As paid interns at schools around the university, students gained career experience and mentorship
For six weeks this summer, Tufts hosted 18 high school students as paid interns as part of the Tufts University City of Boston Summer Youth Employment Program (SYEP).
A partnership between the City of Boston and Tufts University’s Office of the Provost, Government and Community Relations, and Human Resources, the initiative was part of Boston Mayor Michelle Wu’s expansion of the city’s Summer Youth Employment Program. The SYEP expansion, supported by an $18.7 million investment from Mayor Wu, created 7,000 paid youth jobs—1,000 more than in 2022.
With an emphasis on strengthening the pipeline to higher education for Boston youth, Tufts was invited by Mayor Wu to participate as a host site.

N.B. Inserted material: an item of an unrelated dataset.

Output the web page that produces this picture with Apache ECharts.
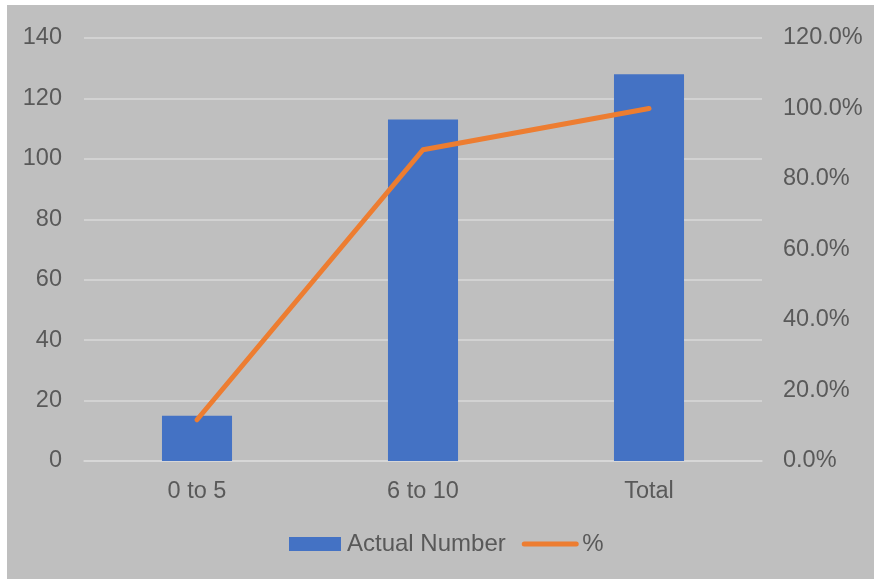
<!DOCTYPE html>
<html>
<head>
<meta charset="utf-8">
<script src="https://cdn.jsdelivr.net/npm/echarts@6/dist/echarts.min.js"></script>
<style>
html,body{margin:0;padding:0;background:#ffffff;}
#wrap{position:relative;width:874px;height:579px;overflow:hidden;}
#bg{position:absolute;left:7px;top:5px;right:0;bottom:0;background:#bfbfbf;}
#chart{position:absolute;left:0;top:0;width:874px;height:579px;}
</style>
</head>
<body>
<div id="wrap"><div id="bg"></div><div id="chart"></div></div>
<script>
const categories = ['0 to 5', '6 to 10', 'Total'];
const actualNumber = [15, 113, 128];
const percent = [0.117, 0.883, 1.0];
const leftTicks = {min: 0, max: 140, interval: 20};
const rightTicks = {min: 0, max: 1.2, interval: 0.2};

const FONT = '"Liberation Sans", Arial, sans-serif';
const chart = echarts.init(document.getElementById('chart'));
chart.setOption({
  backgroundColor: 'transparent',
  textStyle: {fontFamily: FONT},
  grid: {left: 84, right: 112, top: 38, bottom: 118, containLabel: false},
  legend: {
    bottom: 18,
    left: 284,
    itemGap: 16,
    itemWidth: 52,
    itemHeight: 14,
    textStyle: {fontFamily: FONT, fontSize: 24, color: '#595959', padding: [0, 0, 0, 1]},
    data: [
      {name: 'Actual Number', icon: 'rect'},
      {name: '%', itemStyle: {opacity: 0}, lineStyle: {width: 5, cap: 'round', color: '#ed7d31'}}
    ]
  },
  xAxis: {
    type: 'category',
    data: categories,
    axisLine: {lineStyle: {color: '#d9d9d9', width: 1.5}},
    axisTick: {show: false},
    axisLabel: {fontFamily: FONT, fontSize: 23.5, color: '#595959', margin: 19}
  },
  yAxis: [
    {
      type: 'value',
      min: leftTicks.min, max: leftTicks.max, interval: leftTicks.interval,
      axisLine: {show: false},
      axisTick: {show: false},
      splitLine: {lineStyle: {color: '#d9d9d9', width: 1.5}},
      axisLabel: {fontFamily: FONT, fontSize: 23.5, color: '#595959', margin: 22, padding: [8, 0, 0, 0]}
    },
    {
      type: 'value',
      min: rightTicks.min, max: rightTicks.max, interval: rightTicks.interval,
      axisLine: {show: false},
      axisTick: {show: false},
      splitLine: {show: false},
      axisLabel: {
        fontFamily: FONT, fontSize: 23.5, color: '#595959', margin: 21, padding: [8, 0, 0, 0],
        formatter: v => (v * 100).toFixed(1) + '%'
      }
    }
  ],
  series: [
    {
      name: 'Actual Number',
      type: 'bar',
      data: actualNumber,
      barWidth: '31%',
      itemStyle: {color: '#4472c4'},
      z: 2
    },
    {
      name: '%',
      type: 'line',
      yAxisIndex: 1,
      data: percent,
      symbol: 'none',
      lineStyle: {color: '#ed7d31', width: 5, cap: 'round', join: 'round'},
      itemStyle: {color: '#ed7d31'},
      z: 3
    }
  ]
});
</script>
</body>
</html>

“We were honored to be invited by the mayor to join the city’s Summer Youth Employment program,” said Liza Perry, deputy director of the office of Government and Community Relations. “Thanks to an effective collaboration between Tufts and the mayor’s Office of Youth Employment and Opportunity, we built a high school intern program of which both Tufts and Boston can be proud."
Tufts staff worked together to manage all administrative aspects of the program and the creation of weekly professional development sessions. The City of Boston assisted with recruitment efforts and funded the program through a grant.
The program’s interns—all City of Boston residents—worked across a variety of offices on the Medford/Somerville and Boston Health Sciences campuses. In addition to their day-to-day responsibilities in offices with functions ranging from assisting with dental clinic operations to supporting student services, the interns also received mentorship on post-secondary education and attended weekly career planning sessions that focused on personal and professional growth.
“Students not only gained work and career experience, but they also received significant exposure to post-secondary education options,” said Cigdem Talgar, vice provost for education. “This experience, combined with the mentorship and professional development, was incredibly powerful for the interns.”
Chloe Trente Un, a high school student at Boston Latin, worked in the dean’s office at the School of Medicine. “I've been exposed to so many unique people and introduced to the career paths that they have taken in medicine,” said Trente Un. “This program has opened my eyes to the directions that the medical field can take you and has connected me with amazing people who can help me along the way.”